The leakage current sensor of claim 1, wherein the leakage current sensor further comprises a communication module (140), and the ASIC chip is electrically connected with the communication module, wherein the communication module is connected with an external device for acquiring external control signals, wherein the ASIC chip is configured to read the aforesaid external control signals.
The leakage current sensor of claim 1, wherein the leakage current sensor further comprises a communication module (140), and the ASIC chip is electrically connected with the communication module, wherein the communication module is connected with an external device for acquiring external control signals, wherein the ASIC chip is configured to read the aforesaid external control signals and adjusts the programmable circuit.
The leakage current sensor of claim 2, wherein the communication module is configured to read the state signals sent by the ASIC chip and to further forward the signals to an external device, thereby achieving a bidirectional signal communication.
The leakage current sensor of claim 1, wherein the leakage current sensor further comprises a safety self-checking module (150) and an over-temperature protection module (160), wherein the safety self-checking module and the over-temperature protection module are respectively electrically connected with the ASIC chip, wherein the over-temperature protection module has a preset temperature upper limit.
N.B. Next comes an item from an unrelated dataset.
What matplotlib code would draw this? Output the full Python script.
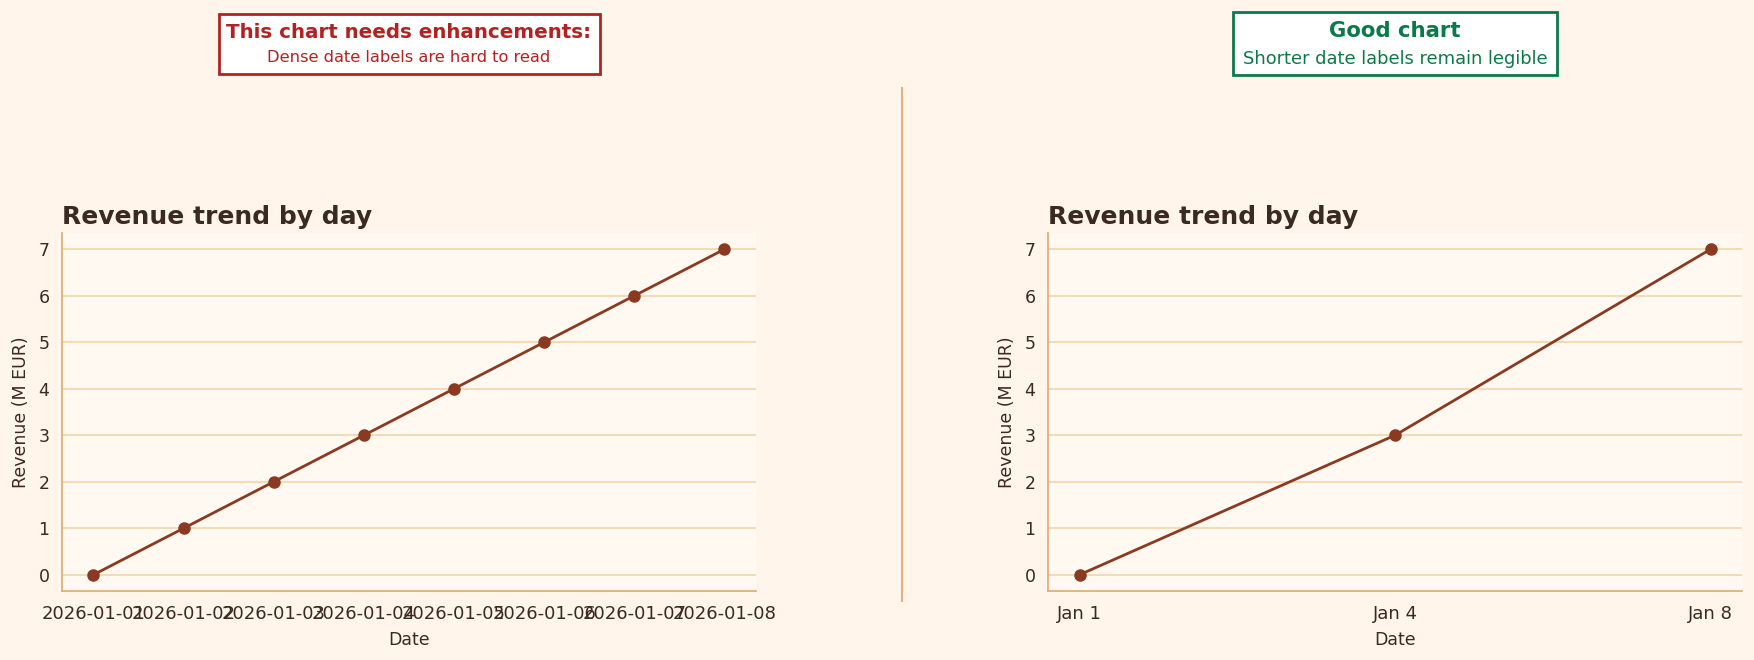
import matplotlib
matplotlib.use("Agg")
import matplotlib.pyplot as plt
from matplotlib.patches import Rectangle
from matplotlib.lines import Line2D

# data
dates_dense = ["2026-01-01", "2026-01-02", "2026-01-03", "2026-01-04",
               "2026-01-05", "2026-01-06", "2026-01-07", "2026-01-08"]
revenue_dense = [0, 1, 2, 3, 4, 5, 6, 7]
dates_short = ["Jan 1", "Jan 4", "Jan 8"]
revenue_short = [0, 3, 7]
yticks = [0, 1, 2, 3, 4, 5, 6, 7]

# colours
BG = "#FFF5EA"
AX_BG = "#FFF9F1"
GRID = "#F3D6AA"
SPINE = "#DFA96C"
LINE = "#8B3A22"
TEXT = "#3B2A20"
BAD = "#B22222"
GOOD = "#0B7A4A"

plt.rcParams['font.family'] = ['DejaVu Sans']

fig = plt.figure(figsize=(17.54, 6.6), dpi=100, facecolor=BG)

ax1 = fig.add_axes([0.0353, 0.1045, 0.3957, 0.5425])
ax2 = fig.add_axes([0.5975, 0.1045, 0.3957, 0.5425])


def style(ax):
    ax.set_facecolor(AX_BG)
    for s in ["top", "right"]:
        ax.spines[s].set_visible(False)
    for s in ["left", "bottom"]:
        ax.spines[s].set_color(SPINE)
        ax.spines[s].set_linewidth(1.2)
    ax.grid(axis="y", color=GRID, linewidth=1.2)
    ax.set_axisbelow(True)
    ax.tick_params(axis="both", length=0, colors=TEXT)
    ax.tick_params(axis="x", pad=10, labelsize=13)
    ax.tick_params(axis="y", pad=9, labelsize=12.5)
    ax.set_yticks(yticks)
    ax.set_title("Revenue trend by day", loc="left", fontsize=18,
                 fontweight="bold", color=TEXT, pad=6.5)
    ax.set_xlabel("Date", fontsize=12.5, color=TEXT, labelpad=6)
    ax.set_ylabel("Revenue (M EUR)", fontsize=12.5, color=TEXT, labelpad=6)


# left: dense labels
ax1.plot(dates_dense, revenue_dense, color=LINE, linewidth=2,
         marker="o", markersize=8)
style(ax1)

# right: short labels
ax2.plot(dates_short, revenue_short, color=LINE, linewidth=2,
         marker="o", markersize=8)
style(ax2)

# divider
fig.add_artist(Line2D([0.5143, 0.5143], [0.0894, 0.866], color="#E2B37E",
                      linewidth=1.5, transform=fig.transFigure))

# annotation boxes
fig.add_artist(Rectangle((219 / 1754, 1 - 74 / 660), 381 / 1754, 60 / 660,
                         transform=fig.transFigure, facecolor="white",
                         edgecolor=BAD, linewidth=2))
fig.text(409 / 1754, 1 - 32 / 660, "This chart needs enhancements:",
         ha="center", va="center", fontsize=14.3, fontweight="bold", color=BAD)
fig.text(409 / 1754, 1 - 58 / 660, "Dense date labels are hard to read",
         ha="center", va="center", fontsize=11.7, color=BAD)

fig.add_artist(Rectangle((1233 / 1754, 1 - 75 / 660), 324 / 1754, 63 / 660,
                         transform=fig.transFigure, facecolor="white",
                         edgecolor=GOOD, linewidth=2))
fig.text(1395 / 1754, 1 - 31 / 660, "Good chart",
         ha="center", va="center", fontsize=15.3, fontweight="bold", color=GOOD)
fig.text(1395 / 1754, 1 - 59 / 660, "Shorter date labels remain legible",
         ha="center", va="center", fontsize=12.9, color=GOOD)

fig.savefig("out.png", dpi=100, facecolor=BG)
A leakage current monitoring device, comprising:
the leakage current sensor of claim 1,

a base plate (220), and

an annular magnetic core (210) that is fixedly connected with the base plate, wherein the base plate is embedded in an outer shell (250), and the leakage current sensor is embedded in the base plate, wherein a peripheral circuit and a plurality of lead feet (240) are arranged on the periphery of the leakage current sensor, wherein the lead feet are led from the peripheral circuit, and are further connected with an external device, wherein the leakage current monitoring device comprises at least one bus bar (230), which is led from a monitored leakage current component, and penetrates through the annular magnetic core.
The leakage current monitoring device of claim 6, wherein the annular magnetic core is made from an amorphous strip material.